**GOAL OF THE EXERCISE**
For this exercise, repeat all of the material verbatim apart from its images.

**DATA BLOCK**
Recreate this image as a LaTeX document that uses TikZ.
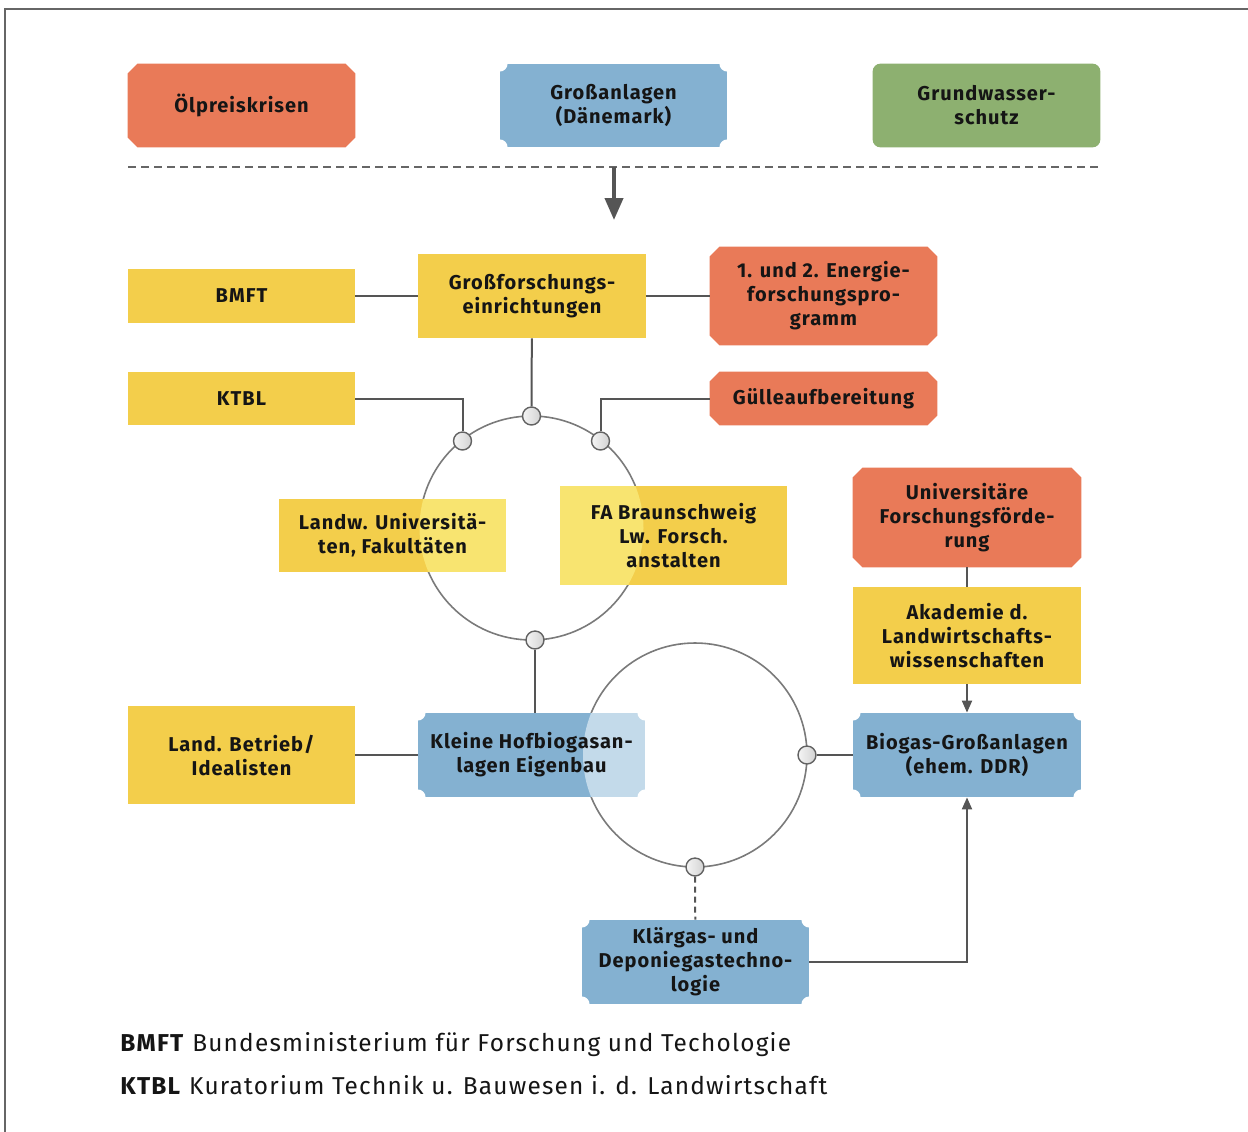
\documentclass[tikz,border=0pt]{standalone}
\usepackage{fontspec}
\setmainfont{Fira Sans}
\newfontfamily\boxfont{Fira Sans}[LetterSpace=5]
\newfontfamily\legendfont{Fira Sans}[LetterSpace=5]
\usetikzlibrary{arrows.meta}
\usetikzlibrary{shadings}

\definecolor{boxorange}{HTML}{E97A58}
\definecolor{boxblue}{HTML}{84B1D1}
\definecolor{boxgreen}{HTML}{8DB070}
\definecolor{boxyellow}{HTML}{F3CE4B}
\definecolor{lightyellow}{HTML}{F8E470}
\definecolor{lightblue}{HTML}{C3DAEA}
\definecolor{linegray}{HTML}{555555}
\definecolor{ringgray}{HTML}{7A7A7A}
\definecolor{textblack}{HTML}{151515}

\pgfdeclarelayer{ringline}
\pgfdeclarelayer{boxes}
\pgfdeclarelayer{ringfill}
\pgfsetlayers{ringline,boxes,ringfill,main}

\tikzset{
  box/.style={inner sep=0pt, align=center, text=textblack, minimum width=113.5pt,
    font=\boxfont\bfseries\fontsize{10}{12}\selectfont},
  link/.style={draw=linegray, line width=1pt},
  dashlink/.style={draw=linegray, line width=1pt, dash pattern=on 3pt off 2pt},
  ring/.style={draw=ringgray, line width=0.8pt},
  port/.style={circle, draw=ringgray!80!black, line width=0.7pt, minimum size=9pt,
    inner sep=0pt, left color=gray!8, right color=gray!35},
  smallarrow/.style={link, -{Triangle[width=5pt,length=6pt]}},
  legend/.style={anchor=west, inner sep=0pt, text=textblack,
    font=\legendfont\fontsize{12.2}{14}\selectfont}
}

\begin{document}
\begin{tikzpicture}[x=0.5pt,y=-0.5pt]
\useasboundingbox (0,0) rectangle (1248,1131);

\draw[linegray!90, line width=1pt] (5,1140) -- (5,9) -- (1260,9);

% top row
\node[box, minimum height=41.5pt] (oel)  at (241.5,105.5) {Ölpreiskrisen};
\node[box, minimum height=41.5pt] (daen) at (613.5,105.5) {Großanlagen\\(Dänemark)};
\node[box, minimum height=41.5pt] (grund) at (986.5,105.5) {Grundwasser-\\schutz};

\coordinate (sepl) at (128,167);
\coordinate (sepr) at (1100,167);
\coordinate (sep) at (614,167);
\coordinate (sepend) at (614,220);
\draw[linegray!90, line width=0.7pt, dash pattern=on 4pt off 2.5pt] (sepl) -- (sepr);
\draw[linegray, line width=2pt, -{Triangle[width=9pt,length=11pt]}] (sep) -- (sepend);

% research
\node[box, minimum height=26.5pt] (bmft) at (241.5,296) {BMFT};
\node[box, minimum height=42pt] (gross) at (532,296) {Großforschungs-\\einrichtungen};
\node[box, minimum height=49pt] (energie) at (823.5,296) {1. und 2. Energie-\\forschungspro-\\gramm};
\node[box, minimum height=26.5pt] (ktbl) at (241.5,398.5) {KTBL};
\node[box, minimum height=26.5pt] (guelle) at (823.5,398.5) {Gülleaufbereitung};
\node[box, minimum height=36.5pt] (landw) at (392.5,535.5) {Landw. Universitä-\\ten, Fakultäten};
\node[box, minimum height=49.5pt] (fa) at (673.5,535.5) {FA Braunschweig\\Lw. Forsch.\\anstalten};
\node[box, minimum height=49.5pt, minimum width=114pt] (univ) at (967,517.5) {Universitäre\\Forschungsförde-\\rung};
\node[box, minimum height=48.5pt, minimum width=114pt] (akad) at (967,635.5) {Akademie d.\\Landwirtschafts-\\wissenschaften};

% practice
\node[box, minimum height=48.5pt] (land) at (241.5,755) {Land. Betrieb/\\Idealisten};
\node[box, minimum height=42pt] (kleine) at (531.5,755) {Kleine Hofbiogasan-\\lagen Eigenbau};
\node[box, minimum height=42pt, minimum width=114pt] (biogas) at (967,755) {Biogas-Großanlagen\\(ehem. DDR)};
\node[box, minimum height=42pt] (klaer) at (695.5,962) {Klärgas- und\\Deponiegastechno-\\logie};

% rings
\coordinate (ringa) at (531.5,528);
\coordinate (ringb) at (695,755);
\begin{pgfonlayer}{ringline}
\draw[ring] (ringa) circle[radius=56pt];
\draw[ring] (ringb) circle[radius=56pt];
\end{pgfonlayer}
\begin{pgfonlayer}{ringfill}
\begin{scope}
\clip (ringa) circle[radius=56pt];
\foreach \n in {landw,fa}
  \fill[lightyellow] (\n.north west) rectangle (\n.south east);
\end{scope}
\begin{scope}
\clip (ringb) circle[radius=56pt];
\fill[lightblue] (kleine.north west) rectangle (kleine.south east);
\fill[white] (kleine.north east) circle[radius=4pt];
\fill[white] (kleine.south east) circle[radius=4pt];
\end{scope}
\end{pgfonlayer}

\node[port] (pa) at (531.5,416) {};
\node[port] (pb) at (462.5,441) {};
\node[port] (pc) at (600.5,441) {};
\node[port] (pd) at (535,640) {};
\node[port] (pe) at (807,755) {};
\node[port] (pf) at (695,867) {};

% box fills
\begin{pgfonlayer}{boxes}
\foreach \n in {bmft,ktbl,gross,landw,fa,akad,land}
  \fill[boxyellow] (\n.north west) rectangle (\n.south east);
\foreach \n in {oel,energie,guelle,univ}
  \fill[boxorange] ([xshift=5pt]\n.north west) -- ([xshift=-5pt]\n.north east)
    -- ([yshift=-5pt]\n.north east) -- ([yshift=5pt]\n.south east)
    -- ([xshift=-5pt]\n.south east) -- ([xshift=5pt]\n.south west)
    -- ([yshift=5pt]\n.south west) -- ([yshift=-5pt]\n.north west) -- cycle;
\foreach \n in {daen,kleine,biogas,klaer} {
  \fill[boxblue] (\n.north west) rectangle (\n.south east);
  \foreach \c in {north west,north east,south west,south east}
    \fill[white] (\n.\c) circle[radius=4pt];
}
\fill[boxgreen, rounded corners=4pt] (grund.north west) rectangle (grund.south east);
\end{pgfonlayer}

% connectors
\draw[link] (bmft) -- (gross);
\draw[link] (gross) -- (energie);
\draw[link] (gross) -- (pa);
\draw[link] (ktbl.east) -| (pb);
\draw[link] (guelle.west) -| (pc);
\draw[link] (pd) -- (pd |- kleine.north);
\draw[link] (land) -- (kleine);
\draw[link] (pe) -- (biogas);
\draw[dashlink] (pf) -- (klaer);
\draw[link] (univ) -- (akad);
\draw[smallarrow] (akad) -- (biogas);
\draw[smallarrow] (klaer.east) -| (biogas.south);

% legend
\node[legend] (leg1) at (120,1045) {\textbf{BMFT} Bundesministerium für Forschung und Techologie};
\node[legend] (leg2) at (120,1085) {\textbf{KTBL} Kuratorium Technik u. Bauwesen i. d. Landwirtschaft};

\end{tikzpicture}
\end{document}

**WORKED SOLUTION**
Recreate this image as a LaTeX document that uses TikZ.
\documentclass[tikz,border=0pt]{standalone}
\usepackage{fontspec}
\setmainfont{Fira Sans}
\newfontfamily\boxfont{Fira Sans}[LetterSpace=5]
\newfontfamily\legendfont{Fira Sans}[LetterSpace=5]
\usetikzlibrary{arrows.meta}
\usetikzlibrary{shadings}

\definecolor{boxorange}{HTML}{E97A58}
\definecolor{boxblue}{HTML}{84B1D1}
\definecolor{boxgreen}{HTML}{8DB070}
\definecolor{boxyellow}{HTML}{F3CE4B}
\definecolor{lightyellow}{HTML}{F8E470}
\definecolor{lightblue}{HTML}{C3DAEA}
\definecolor{linegray}{HTML}{555555}
\definecolor{ringgray}{HTML}{7A7A7A}
\definecolor{textblack}{HTML}{151515}

\pgfdeclarelayer{ringline}
\pgfdeclarelayer{boxes}
\pgfdeclarelayer{ringfill}
\pgfsetlayers{ringline,boxes,ringfill,main}

\tikzset{
  box/.style={inner sep=0pt, align=center, text=textblack, minimum width=113.5pt,
    font=\boxfont\bfseries\fontsize{10}{12}\selectfont},
  link/.style={draw=linegray, line width=1pt},
  dashlink/.style={draw=linegray, line width=1pt, dash pattern=on 3pt off 2pt},
  ring/.style={draw=ringgray, line width=0.8pt},
  port/.style={circle, draw=ringgray!80!black, line width=0.7pt, minimum size=9pt,
    inner sep=0pt, left color=gray!8, right color=gray!35},
  smallarrow/.style={link, -{Triangle[width=5pt,length=6pt]}},
  legend/.style={anchor=west, inner sep=0pt, text=textblack,
    font=\legendfont\fontsize{12.2}{14}\selectfont}
}

\begin{document}
\begin{tikzpicture}[x=0.5pt,y=-0.5pt]
\useasboundingbox (0,0) rectangle (1248,1131);

\draw[linegray!90, line width=1pt] (5,1140) -- (5,9) -- (1260,9);

% top row
\node[box, minimum height=41.5pt] (oel)  at (241.5,105.5) {Ölpreiskrisen};
\node[box, minimum height=41.5pt] (daen) at (613.5,105.5) {Großanlagen\\(Dänemark)};
\node[box, minimum height=41.5pt] (grund) at (986.5,105.5) {Grundwasser-\\schutz};

\coordinate (sepl) at (128,167);
\coordinate (sepr) at (1100,167);
\coordinate (sep) at (614,167);
\coordinate (sepend) at (614,220);
\draw[linegray!90, line width=0.7pt, dash pattern=on 4pt off 2.5pt] (sepl) -- (sepr);
\draw[linegray, line width=2pt, -{Triangle[width=9pt,length=11pt]}] (sep) -- (sepend);

% research
\node[box, minimum height=26.5pt] (bmft) at (241.5,296) {BMFT};
\node[box, minimum height=42pt] (gross) at (532,296) {Großforschungs-\\einrichtungen};
\node[box, minimum height=49pt] (energie) at (823.5,296) {1. und 2. Energie-\\forschungspro-\\gramm};
\node[box, minimum height=26.5pt] (ktbl) at (241.5,398.5) {KTBL};
\node[box, minimum height=26.5pt] (guelle) at (823.5,398.5) {Gülleaufbereitung};
\node[box, minimum height=36.5pt] (landw) at (392.5,535.5) {Landw. Universitä-\\ten, Fakultäten};
\node[box, minimum height=49.5pt] (fa) at (673.5,535.5) {FA Braunschweig\\Lw. Forsch.\\anstalten};
\node[box, minimum height=49.5pt, minimum width=114pt] (univ) at (967,517.5) {Universitäre\\Forschungsförde-\\rung};
\node[box, minimum height=48.5pt, minimum width=114pt] (akad) at (967,635.5) {Akademie d.\\Landwirtschafts-\\wissenschaften};

% practice
\node[box, minimum height=48.5pt] (land) at (241.5,755) {Land. Betrieb/\\Idealisten};
\node[box, minimum height=42pt] (kleine) at (531.5,755) {Kleine Hofbiogasan-\\lagen Eigenbau};
\node[box, minimum height=42pt, minimum width=114pt] (biogas) at (967,755) {Biogas-Großanlagen\\(ehem. DDR)};
\node[box, minimum height=42pt] (klaer) at (695.5,962) {Klärgas- und\\Deponiegastechno-\\logie};

% rings
\coordinate (ringa) at (531.5,528);
\coordinate (ringb) at (695,755);
\begin{pgfonlayer}{ringline}
\draw[ring] (ringa) circle[radius=56pt];
\draw[ring] (ringb) circle[radius=56pt];
\end{pgfonlayer}
\begin{pgfonlayer}{ringfill}
\begin{scope}
\clip (ringa) circle[radius=56pt];
\foreach \n in {landw,fa}
  \fill[lightyellow] (\n.north west) rectangle (\n.south east);
\end{scope}
\begin{scope}
\clip (ringb) circle[radius=56pt];
\fill[lightblue] (kleine.north west) rectangle (kleine.south east);
\fill[white] (kleine.north east) circle[radius=4pt];
\fill[white] (kleine.south east) circle[radius=4pt];
\end{scope}
\end{pgfonlayer}

\node[port] (pa) at (531.5,416) {};
\node[port] (pb) at (462.5,441) {};
\node[port] (pc) at (600.5,441) {};
\node[port] (pd) at (535,640) {};
\node[port] (pe) at (807,755) {};
\node[port] (pf) at (695,867) {};

% box fills
\begin{pgfonlayer}{boxes}
\foreach \n in {bmft,ktbl,gross,landw,fa,akad,land}
  \fill[boxyellow] (\n.north west) rectangle (\n.south east);
\foreach \n in {oel,energie,guelle,univ}
  \fill[boxorange] ([xshift=5pt]\n.north west) -- ([xshift=-5pt]\n.north east)
    -- ([yshift=-5pt]\n.north east) -- ([yshift=5pt]\n.south east)
    -- ([xshift=-5pt]\n.south east) -- ([xshift=5pt]\n.south west)
    -- ([yshift=5pt]\n.south west) -- ([yshift=-5pt]\n.north west) -- cycle;
\foreach \n in {daen,kleine,biogas,klaer} {
  \fill[boxblue] (\n.north west) rectangle (\n.south east);
  \foreach \c in {north west,north east,south west,south east}
    \fill[white] (\n.\c) circle[radius=4pt];
}
\fill[boxgreen, rounded corners=4pt] (grund.north west) rectangle (grund.south east);
\end{pgfonlayer}

% connectors
\draw[link] (bmft) -- (gross);
\draw[link] (gross) -- (energie);
\draw[link] (gross) -- (pa);
\draw[link] (ktbl.east) -| (pb);
\draw[link] (guelle.west) -| (pc);
\draw[link] (pd) -- (pd |- kleine.north);
\draw[link] (land) -- (kleine);
\draw[link] (pe) -- (biogas);
\draw[dashlink] (pf) -- (klaer);
\draw[link] (univ) -- (akad);
\draw[smallarrow] (akad) -- (biogas);
\draw[smallarrow] (klaer.east) -| (biogas.south);

% legend
\node[legend] (leg1) at (120,1045) {\textbf{BMFT} Bundesministerium für Forschung und Techologie};
\node[legend] (leg2) at (120,1085) {\textbf{KTBL} Kuratorium Technik u. Bauwesen i. d. Landwirtschaft};

\end{tikzpicture}
\end{document}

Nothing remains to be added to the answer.